[lbo-talk] hedonic pricing update

Doug Henwood dhenwood at panix.com
Sun Feb 8 11:15:48 PST 2004


Miles Jackson wrote:


>n Sat, 7 Feb 2004, Doug Henwood wrote:
>> The late-2001 titanium
>> Powerbook G4 I'm typing this on seemed pretty snazzy two years ago.
>> Now it's seeming a little constrained & poky. So that has to be
>> accounted for somehow. But it's far more apparent if I'm editing a
>> large Photoshop doc than if I'm just typing an email. What's the
>> "real" increase in output between a late-2001 vintage machine and
>> today's? The BLS PC price index says it's 56% more. Is it really?
>
>So let me get this straight: we're going to bump up the values of
>computers this year because last year's model seems "a little poky"
>compared to this year's? Is there any actual evidence at all
>that this marginally faster speed reading email and producing
>photoshop documents actually led to any actual increase in the
>production of goods and services? To be a little frivolous,
>couldn't be it like that onion article: "network down,
>employee productivity rises 200% because nobody's
>using their computers to browse Ebay?"
>
>I know economists don't worry about whether their utilitarian
>models actually predict complex human social behavior, but
>this hedonic pricing stuff is just goofy to me. Am I
>missing something?

Like I've said, I think something like the adjustment is justified. Today's computers are a lot more powerful than those from five years ago. I can keep Eudora, IE, iTunes, Photoshop, Illustrator, InDesign, Word, Excel, SoundStudio, and Acrobat running all at once now and shift instantaneously between them, often carrying data or images.
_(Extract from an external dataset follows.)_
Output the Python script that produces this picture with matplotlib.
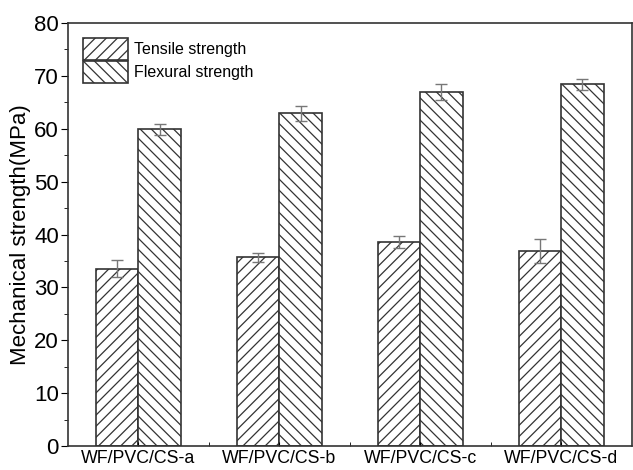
import numpy as np
import matplotlib.pyplot as plt
from matplotlib.ticker import MultipleLocator, FixedLocator

plt.rcParams['font.family'] = ['Liberation Sans', 'DejaVu Sans']
plt.rcParams['hatch.linewidth'] = 0.9

samples = ["WF/PVC/CS-a", "WF/PVC/CS-b", "WF/PVC/CS-c", "WF/PVC/CS-d"]
tensile = [33.5, 35.7, 38.6, 36.9]
tensile_err = [1.6, 0.9, 1.1, 2.2]
flexural = [59.9, 62.9, 66.9, 68.4]
flexural_err = [1.0, 1.5, 1.5, 1.0]

x = np.arange(1, len(samples) + 1)
w = 0.3

fig = plt.figure(figsize=(6.33, 4.70), dpi=100)
ax = fig.add_axes([0.1074, 0.051, 0.8906, 0.90])

ekw = dict(ecolor="#777777", elinewidth=1.0, capsize=4, capthick=1.0)
ax.bar(x - w / 2, tensile, w, yerr=tensile_err, color="white", edgecolor="#333333",
       linewidth=1.2, hatch="///", label="Tensile strength", error_kw=ekw)
ax.bar(x + w / 2, flexural, w, yerr=flexural_err, color="white", edgecolor="#333333",
       linewidth=1.2, hatch="\\\\\\", label="Flexural strength", error_kw=ekw)

ax.set_xlim(0.5, 4.5)
ax.set_ylim(0, 80)
ax.set_xticks(x)
ax.set_xticklabels(samples, fontsize=12.8)
ax.xaxis.set_minor_locator(FixedLocator([1.5, 2.5, 3.5]))
ax.yaxis.set_major_locator(MultipleLocator(10))
ax.yaxis.set_minor_locator(MultipleLocator(5))
ax.tick_params(axis="x", which="both", direction="in", length=3, pad=3)
ax.tick_params(axis="y", which="major", direction="out", length=5, pad=1.5, labelsize=16)
ax.tick_params(axis="y", which="minor", direction="out", length=3)
ax.set_ylabel("Mechanical strength(MPa)", fontsize=16, labelpad=2)

for s in ax.spines.values():
    s.set_color("#333333")
    s.set_linewidth(1.2)

leg = ax.legend(loc="upper left", frameon=False, fontsize=11.5, handlelength=2.8,
                handleheight=1.75, handletextpad=0.4, labelspacing=0.02,
                borderaxespad=0.55)

plt.savefig("out.png", dpi=100)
A decade ago, I'd have had to quit one program to start another. So something dramatic has happened to my "real" output over that decade. But the techniques the BLS and BEA use assume that physical specs alone are accurate proxies for the increase in real output, which seems wildly overdone to me.

Here's the official story - the BLS's PC's and peripherals component of the CPI. Columns show the value of the index (which started in Dec 97 at 100), the yearly change, and the "real" value of 1,000 1997 computer dollars over time:

index yty chg "real" $ 12/97 100.0 1,000 12/98 64.2 -35.8% 1,558 12/99 47.2 -26.5% 2,119 12/00 36.5 -22.7% 2,740 12/01 25.3 -30.7% 3,953 12/02 19.7 -22.1% 5,076 12/03 16.2 -17.8% 6,173

Has the real output of PCs grown over sixfold? Hard to accept that, but that's what the hedonic formula says. What's the real impact on real users? That'd be much harder to measure than the physical descriptors (RAM, processor speed, storage capacity, etc.) that go into the hedonic model, but conceptually, that's what it should be.